Set exercise
In the material below, find every line with "script" and pull it out.

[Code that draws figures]
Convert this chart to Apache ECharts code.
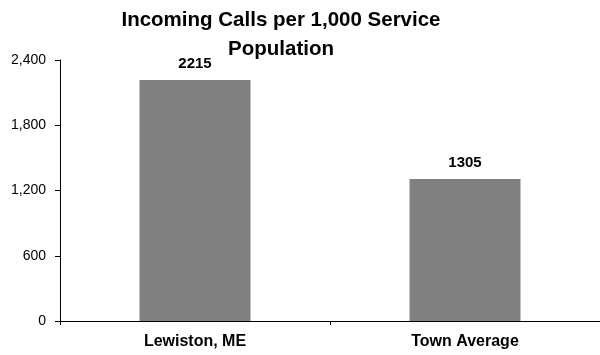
<!DOCTYPE html>
<html><head><meta charset="utf-8">
<script src="https://cdn.jsdelivr.net/npm/echarts@6/dist/echarts.min.js"></script>
<style>html,body{margin:0;padding:0;background:#fff}#c{width:600px;height:355px}</style>
</head><body><div id="c"></div>
<script>
var categories = ["Lewiston, ME", "Town Average"];
var values = [2215, 1305];
var yTicks = [0, 600, 1200, 1800, 2400];
var titleText = "Incoming Calls per 1,000 Service\nPopulation";

var chart = echarts.init(document.getElementById('c'), null, {renderer: 'canvas'});
chart.setOption({
  animation: false,
  backgroundColor: '#fff',
  title: {
    text: titleText,
    left: 276, top: 1, textAlign: 'center',
    textStyle: {fontFamily: 'Liberation Sans', fontWeight: 'bold', fontSize: 20.5, color: '#000', lineHeight: 29}
  },
  grid: {left: 60, top: 60, bottom: 34, width: 548},
  xAxis: {
    type: 'category', data: categories,
    axisLine: {lineStyle: {color: '#000', width: 1}},
    axisTick: {show: true, length: 4, inside: false, lineStyle: {color: '#000'}},
    axisLabel: {fontFamily: 'Liberation Sans', fontWeight: 'bold', fontSize: 16, color: '#000', margin: 13},
    splitLine: {show: false}
  },
  yAxis: {
    type: 'value', min: yTicks[0], max: yTicks[yTicks.length-1], interval: 600,
    axisLine: {show: true, lineStyle: {color: '#000', width: 1}},
    axisTick: {show: true, length: 5, lineStyle: {color: '#000'}},
    axisLabel: {fontFamily: 'Liberation Sans', fontSize: 14, color: '#000', margin: 14,
      formatter: function(v){ return v.toLocaleString('en-US'); }},
    splitLine: {show: false}
  },
  series: [{
    type: 'bar', data: values, barWidth: 111,
    itemStyle: {color: '#808080'},
    label: {show: true, position: 'top', distance: 9, fontFamily: 'Liberation Sans', fontWeight: 'bold', fontSize: 15, color: '#000'}
  }]
});
</script></body></html>
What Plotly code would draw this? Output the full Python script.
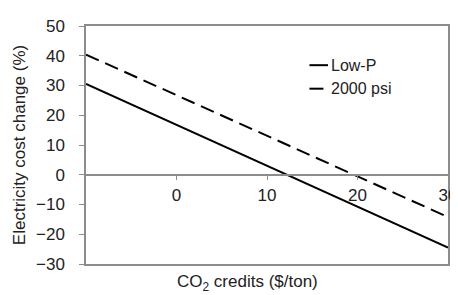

Written solution
<script src="https://cdn.jsdelivr.net/npm/echarts@6/dist/echarts.min.js"></script>
<script>
</script></body></html>
What Plotly code would draw this? Output the full Python script.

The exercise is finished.